[isears]

I'm working through MIT OCW's online chemistry course and I had a question about one of the exercises from the textbook.

In this exercise, we calculate the Energy of an electron ejected from the incident EM radiation (photoelectric effect) by using the electron's velocity and the formula for kinetic energy (0.5mv^2). In addition, we consider the electron as a wave and calculate the electron's wavelength by using the velocity (again) and the formula for wavelength given momentum (λ = h / mv).

I found that the electron had a non-trivial wavelength (on the scale of nanometers) and took a step further by calculating the electron's energy by using the formula E = hc / λ.

The result was two different values for energy (1) KE derived from 0.5mv^2 and (2) energy derived from hc / λ. Why is this? Why do we calculate one value for the energy of an electron when we consider it as a particle and another value when we consider it as a wave?

Furthermore, when I attempt to use the value for the electron's energy to calculate the metal's work function, given the value for the incident EM radiation, only the calculated KE gives the correct answer. If I try to plug in the value for energy calculated from wave formulas it doesn't come out right. So in that context it seems like KE is the "right" value and the value calculated from the wave formula is somehow "wrong".

Would appreciate any insight into these apparently conflicting energy values!

[Borek]

For which particles does the E = hc / λ formula hold?

[Enthalpy]

Yes, take the relation for an electron.

Sidenote: a piece of metal has many electrons at very different energy levels. By using the work function, you implicitly supposed that the extracted electron came from the Fermi level, and the assignment probably made the same mistake.

But this isn't generally the case. If the photon has enough energy to leave the freed electron with speed, then it can perfectly extract an electron from below the Fermi level, and then the remaining kinetic energy is smaller. It's the most common case.

There is more. In every interaction, energy is conserved, and momentum too. The free electron has an energy-momentum relation, the electron in a metal has a completely different one and may have a strong momentum if its energy fits. The photon brings little momentum, so a phonon has to to it, but can be rare.

[isears]

Does E = hc / λ only apply to photons?

I guess that would make sense, given the use of the constant c (speed of light).

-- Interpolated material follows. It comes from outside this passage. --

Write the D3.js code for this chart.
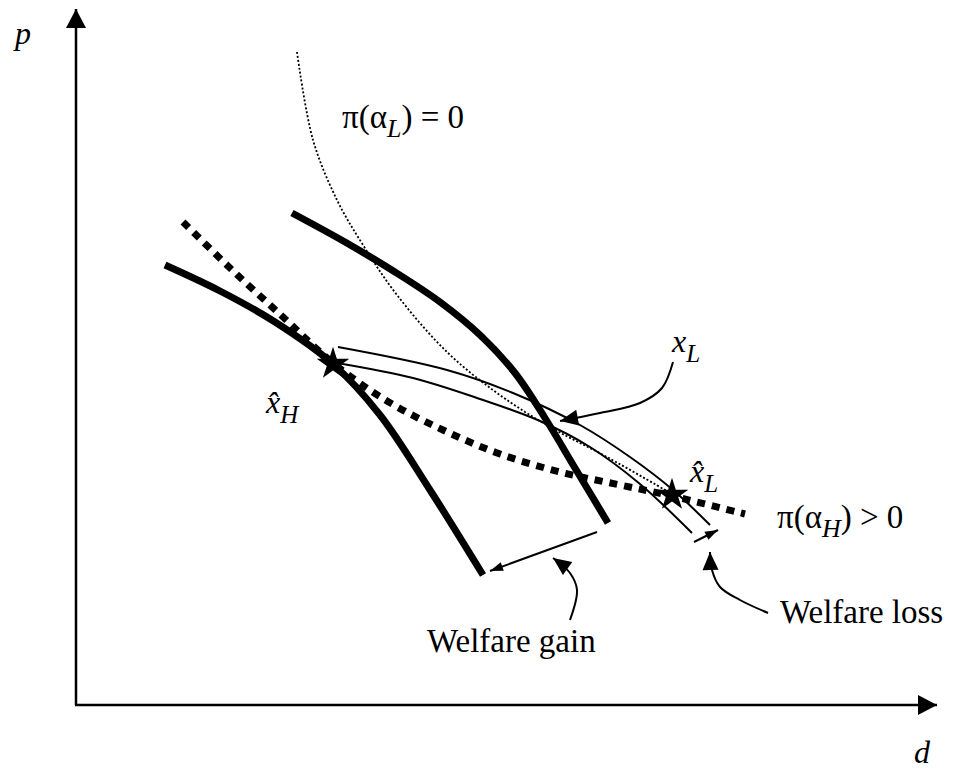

Can E = hc / λ still apply for other particles if the constant c is substituted for the particle's actual velocity? I plugged it into my equations and the numbers didn't work out, so I'm guessing E = hc / λ strictly applies to particles moving at the speed of light.

@Enthalpy: Yeah, I think the exercise made the assumption that the electron whose velocity was observed was the easiest electron to extract. You raise an interesting point that I had not considered.

Thanks much for the responses!

[Borek]

Does E = hc / λ only apply to photons?

Yes.

[Enthalpy]

[...] the electron had a non-trivial wavelength (on the scale of nanometres) [...]

Nanometres are reasonable for an electron and eV-range energy. The size of an atom, in the order of 100pm, is an electron wavelength, though said wave is an evanescent wave over much of the volume - call it a tunnel effect if you prefer so.

More massive particles have shorter wavelengths. For instance interference fringes are harder to obtain with them, but this was made with fullerenes two decades ago, with proteins more recently.